Applied to our context, if we think of the (n+1) market as the global money market and the same is oversupplied because every central bank is monetizing sovereign debt, it must hold that the rest of the markets, on aggregate, must be overdemanded for the world economy to be in equilibrium. That is exactly what policy makers believe they can achieve. To be precise, I shall call here the global money market to the aggregate of fiat currency markets.
Later on, in 1949, another economist, Don Patinkin published a work titled “The Indeterminacy of Absolute Prices in Classical Economic Theory“, on Econometrica. Patinkin decisively demonstrated that under the Walrasian analysis, the absolute level of prices cannot be determined and that markets clear (i.e. supply meets demand) driven by relative prices. Indeed, the whole notion of a price index is flawed. As Rothbard pointed out:
“…After one commodity, say gold, is chosen to be the medium for all exchanges, every other good except gold will enjoy a unitary price, so that we know that the price of eggs is one dollar a dozen; the price of a hat is ten dollars, and so on. But while every good and service except gold now has a single price in terms of money, money itself has a virtually infinite array of individual prices in terms of every other good and service. To put it another way, the price of any good is the same thing as its purchasing power in terms of other goods and services…(…)In short, the price, or purchasing power, of the money unit will be an array of the quantities of alternative goods and services that can be purchased for a dollar. Since the array is heterogeneous and specific, it cannot be summed up in some unitary price- level figure…” The Austrian Theory of Money, 1976
In other words, agents do not bother about a price index, because they only look at relative prices. At this point, one has to make the following observations:
a)      We cannot blame Walras. When he wrote, the world was a different place. There was sound money and in 1879, the gold standard would fully blossom. Indeed, with commodity-based money and no aggregate leverage or re-hypothecation the sorts of which we suffer today, imbalances were less pronounced and relative prices were all what mattered (It is necessary to clarify here that the gold standard of 1879 did not enforce a 100% reserve requirement. These two conditions, as far as I know, where only met during the golden time of the Bank of Amsterdam).
b)      In the world of fiat money that Patinkin was familiar with, the illusion of the existence of a level of prices was relevant. It was a world of relatively closed economies, that ended with the birth of the likes of Wal-Mart.

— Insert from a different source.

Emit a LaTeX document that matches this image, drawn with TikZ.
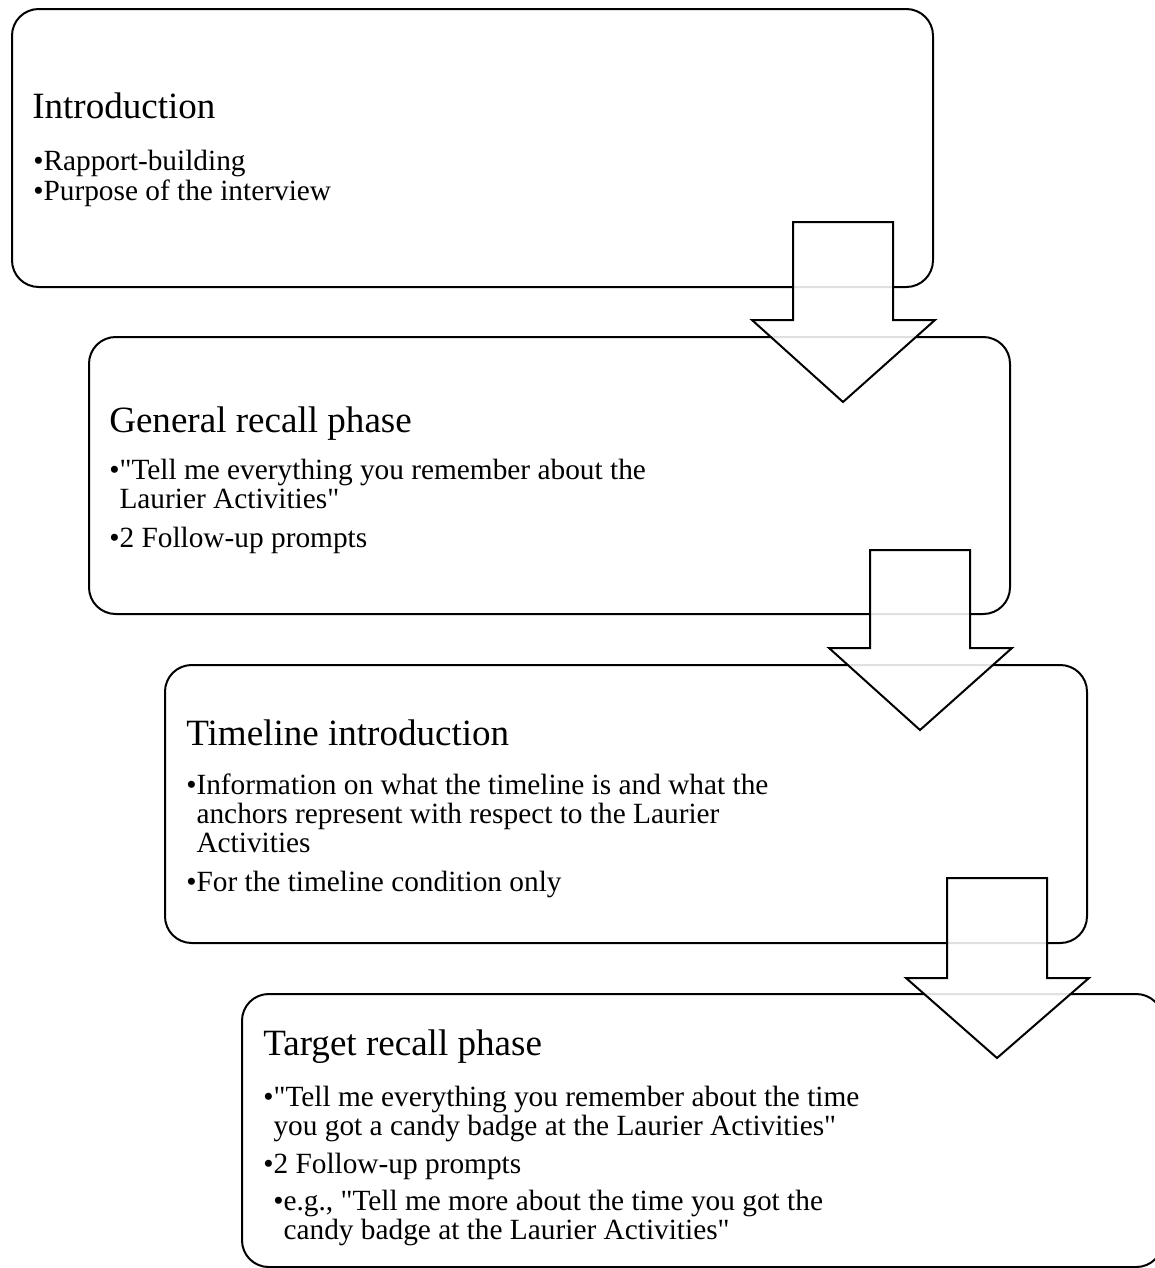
\documentclass[tikz,border=0pt]{standalone}
\usepackage{fontspec}
\setmainfont{Liberation Serif}[Ligatures=TeXOff]
\begin{document}
\begin{tikzpicture}[x=0.75pt,y=-0.75pt,
  box/.style={draw=black,line width=1.5pt,rounded corners=20pt},
  bigarrow/.style={draw=black,line width=1.5pt,fill=white,fill opacity=0.88,line join=miter},
  ttl/.style={anchor=base west,inner sep=0pt,font=\fontsize{27.8}{33}\selectfont},
  txt/.style={anchor=base west,inner sep=0pt,font=\fontsize{22}{26}\selectfont}]
\useasboundingbox (0,0) rectangle (1155,1268);
\clip (0,0) rectangle (1155,1268);
% boxes
\draw[box] (12,9) rectangle (933,287);
\draw[box] (89,337) rectangle (1010,614);
\draw[box] (165,665) rectangle (1087,943);
\draw[box] (242,994) rectangle (1163,1267);
% box 1 text
\node[ttl] (t1) at (32,118) {Introduction};
\node[txt] (t1a) at (33,170) {•Rapport-building};
\node[txt] (t1b) at (33,200) {•Purpose of the interview};
% box 2 text
\node[ttl] (t2) at (109,432) {General recall phase};
\node[txt] (t2a) at (109,479) {•"Tell me everything you remember about the};
\node[txt] (t2b) at (109,508) {\phantom{•}Laurier Activities"};
\node[txt] (t2c) at (109,547) {•2 Follow-up prompts};
% box 3 text
\node[ttl] (t3) at (186,745) {Timeline introduction};
\node[txt] (t3a) at (186,794) {•Information on what the timeline is and what the};
\node[txt] (t3b) at (186,823) {\phantom{•}anchors represent with respect to the Laurier};
\node[txt] (t3c) at (186,852) {\phantom{•}Activities};
\node[txt] (t3d) at (186,891) {•For the timeline condition only};
% box 4 text
\node[ttl] (t4) at (263,1055) {Target recall phase};
\node[txt] (t4a) at (263,1106) {•"Tell me everything you remember about the time};
\node[txt] (t4b) at (263,1135) {\phantom{•}you got a candy badge at the Laurier Activities"};
\node[txt] (t4c) at (263,1173) {•2 Follow-up prompts};
\node[txt] (t4d) at (273,1210) {•e.g., "Tell me more about the time you got the};
\node[txt] (t4e) at (273,1239) {\phantom{•}candy badge at the Laurier Activities"};
% arrows
\draw[bigarrow] (793,222) -- (893,222) -- (893,320) -- (935,320) -- (843,402) -- (752,320) -- (793,320) -- cycle;
\draw[bigarrow] (870,550) -- (970,550) -- (970,648) -- (1012,648) -- (920,730) -- (829,648) -- (870,648) -- cycle;
\draw[bigarrow] (947,878) -- (1047,878) -- (1047,978) -- (1089,978) -- (997,1058) -- (906,978) -- (947,978) -- cycle;
\end{tikzpicture}
\end{document}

More than half its population lived under communism, there was relatively little outsourcing, no internet, no Euro zone, no NAFTA or other free-trade blocks.
But if axiom 5 is correct, in a fiat world with the integration which we still enjoy, Walras’ implied condition that markets can operate based on relative prices only, namely cross fx rates, should hold. Mainstream economists after all could not point to a global price index which does not exist. Most if not all goods are made with components/inputs produced in different currency zones with different local price levels, as measured by mainstream economists. There is no global consumer price index, unless one (like me) measures everything in ounces of gold.

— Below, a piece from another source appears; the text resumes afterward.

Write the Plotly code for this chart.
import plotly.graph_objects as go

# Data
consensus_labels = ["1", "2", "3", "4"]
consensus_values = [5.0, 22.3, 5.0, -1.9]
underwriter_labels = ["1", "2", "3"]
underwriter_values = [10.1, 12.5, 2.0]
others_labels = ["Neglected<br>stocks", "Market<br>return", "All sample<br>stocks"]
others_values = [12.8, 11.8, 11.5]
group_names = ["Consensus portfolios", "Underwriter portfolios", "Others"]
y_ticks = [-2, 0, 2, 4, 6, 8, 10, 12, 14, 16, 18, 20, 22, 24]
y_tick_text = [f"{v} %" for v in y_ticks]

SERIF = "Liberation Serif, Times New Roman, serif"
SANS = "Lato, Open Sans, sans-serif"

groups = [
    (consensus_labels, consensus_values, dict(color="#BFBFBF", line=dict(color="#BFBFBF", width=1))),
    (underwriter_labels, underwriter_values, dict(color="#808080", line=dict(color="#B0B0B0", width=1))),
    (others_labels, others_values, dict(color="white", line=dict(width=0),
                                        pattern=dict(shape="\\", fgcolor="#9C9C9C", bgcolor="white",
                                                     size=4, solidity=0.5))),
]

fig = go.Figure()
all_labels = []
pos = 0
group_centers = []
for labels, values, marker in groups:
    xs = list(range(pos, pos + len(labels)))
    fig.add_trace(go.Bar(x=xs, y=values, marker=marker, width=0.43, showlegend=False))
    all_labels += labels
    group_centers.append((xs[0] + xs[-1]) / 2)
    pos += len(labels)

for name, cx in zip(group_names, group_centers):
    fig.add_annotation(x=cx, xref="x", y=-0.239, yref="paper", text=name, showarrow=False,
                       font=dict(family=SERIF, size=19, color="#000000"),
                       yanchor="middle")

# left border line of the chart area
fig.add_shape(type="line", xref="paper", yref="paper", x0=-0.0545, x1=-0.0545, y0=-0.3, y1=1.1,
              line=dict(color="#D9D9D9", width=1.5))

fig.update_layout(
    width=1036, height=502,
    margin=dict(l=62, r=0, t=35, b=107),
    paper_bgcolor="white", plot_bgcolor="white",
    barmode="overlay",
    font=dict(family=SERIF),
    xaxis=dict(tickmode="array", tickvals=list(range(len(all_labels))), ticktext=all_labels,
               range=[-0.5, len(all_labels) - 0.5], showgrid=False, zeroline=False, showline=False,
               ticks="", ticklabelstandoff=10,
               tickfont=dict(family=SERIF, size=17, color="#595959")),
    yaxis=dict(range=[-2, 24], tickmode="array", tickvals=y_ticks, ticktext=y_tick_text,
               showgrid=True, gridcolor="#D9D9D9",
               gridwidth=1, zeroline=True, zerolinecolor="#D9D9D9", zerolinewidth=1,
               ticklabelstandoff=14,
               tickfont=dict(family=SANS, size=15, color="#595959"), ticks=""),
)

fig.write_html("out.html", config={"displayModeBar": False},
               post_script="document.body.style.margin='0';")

In such a context, it is conceivable and necessary to look at the global economic system as a set of (n+1) markets where the last one, the (n+1) market is the global fiat money market. As long as this market remains balanced, the rest of the markets should not be impacted by global monetary policy.

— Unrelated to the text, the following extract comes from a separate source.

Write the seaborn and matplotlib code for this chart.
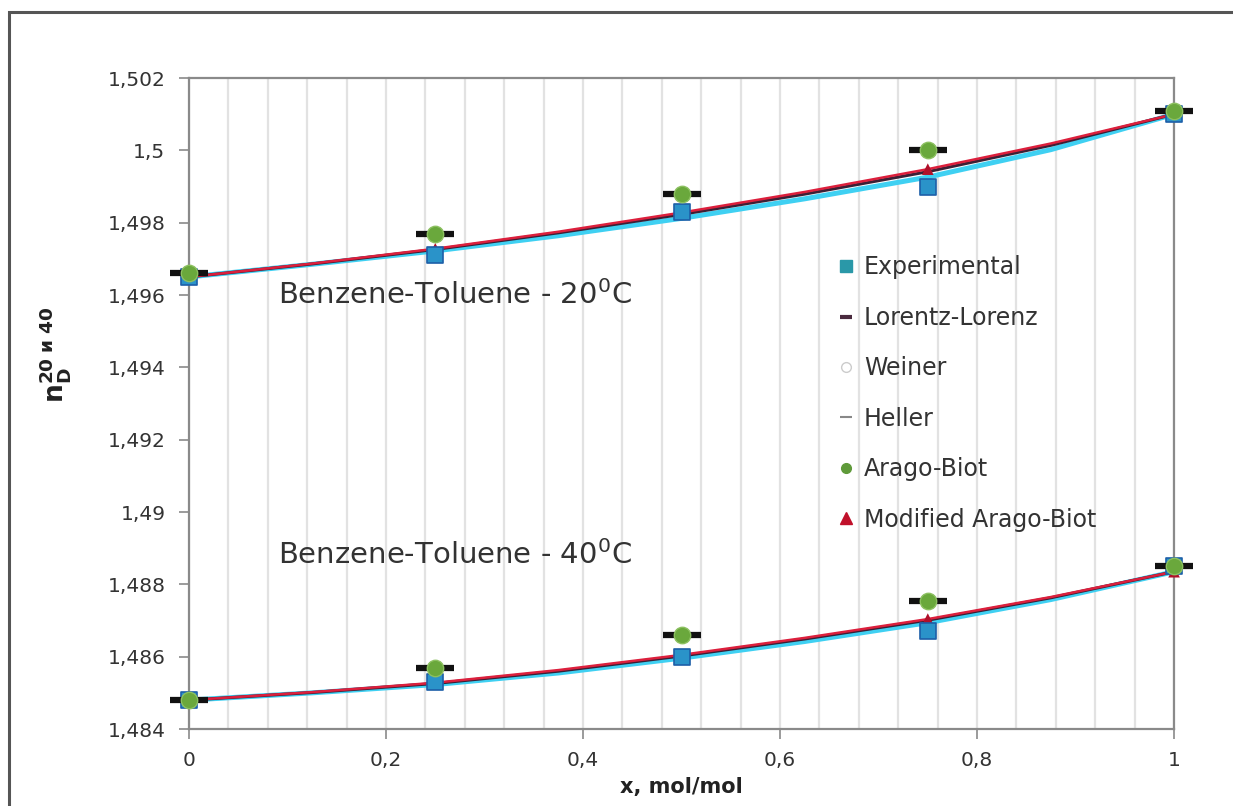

To obtain the global money market in balance, there must be global monetary policy coordination. Currency wars should be clearly discouraged. Under mainstream economics, there is a benefit in achieving balance at an aggregate level, where the excess of demand in a currency is offset by an excess of supply in another currency.This is what we have observed between the US dollar and Euro currency zones. This is a direct implication of axioms 1-5…But what about the manipulation of the gold market?
When we consider gold as an additional currency, it is clear that its imbalance, for instance, an excess in the demand of it, has to be offset by the opposite imbalance in fiat currencies, if the global money market is to remain in equilibriumIf gold is demanded more than is supplied, fiat currencies will have to be supplied more than demanded. In similar fashion, if there is global coordination to maintain the global fiat money markets balanced at an aggregate level, gold must be also balanced.
But balance is not what policy makers (i.e. central bankers) are looking for these days. They see an imbalance in the n markets for goods and seek to address it with another imbalance in the global fiat money market. They want to induce an excess of demand on the real side of the economic system through an excess of supply in the global fiat money market. But as money is simply another necessary good, people need sound money; a sound asset as a medium of indirect exchange. If  the idea of central bankers is to weaken the liabilities of the banks they lead, people will simply switch to gold. This, of course, is unacceptable to the existing rulers. Therefore, it is hereby demonstrated that to either keep the status quo (i.e. global fiat money market balanced) or to boost an excess demand in real assets, it is a logical necessity to manipulate the gold market; either to leave it balanced or oversupplied.

Corollary

Having demonstrated that if axioms 1-5 are true, the manipulation of the gold market is a logical outcome, I want to make a final observation. If global coordination of currencies would leave the global fiat money market balanced, the balance in the rest of the markets would entirely depend of fiscal policy.
But there is an inconsistency here, because the flow and stock of fiat money in most if not all currency zones today are governed by fiscal policy (i.e. by the monetization of fiscal deficits). Therefore, to enforce a balance in the global fiat money market via coordination of central banks is impossible. What may be feasible is to coordinate the expansion in the supply of global fiat money. But if that is the case, we fall back to my proposition: that the manipulation of the gold market to leave it oversupplied is the logical outcome. To pretend it is not…is a conspiracy theory! The onus is on mainstream economists, to prove me wrong.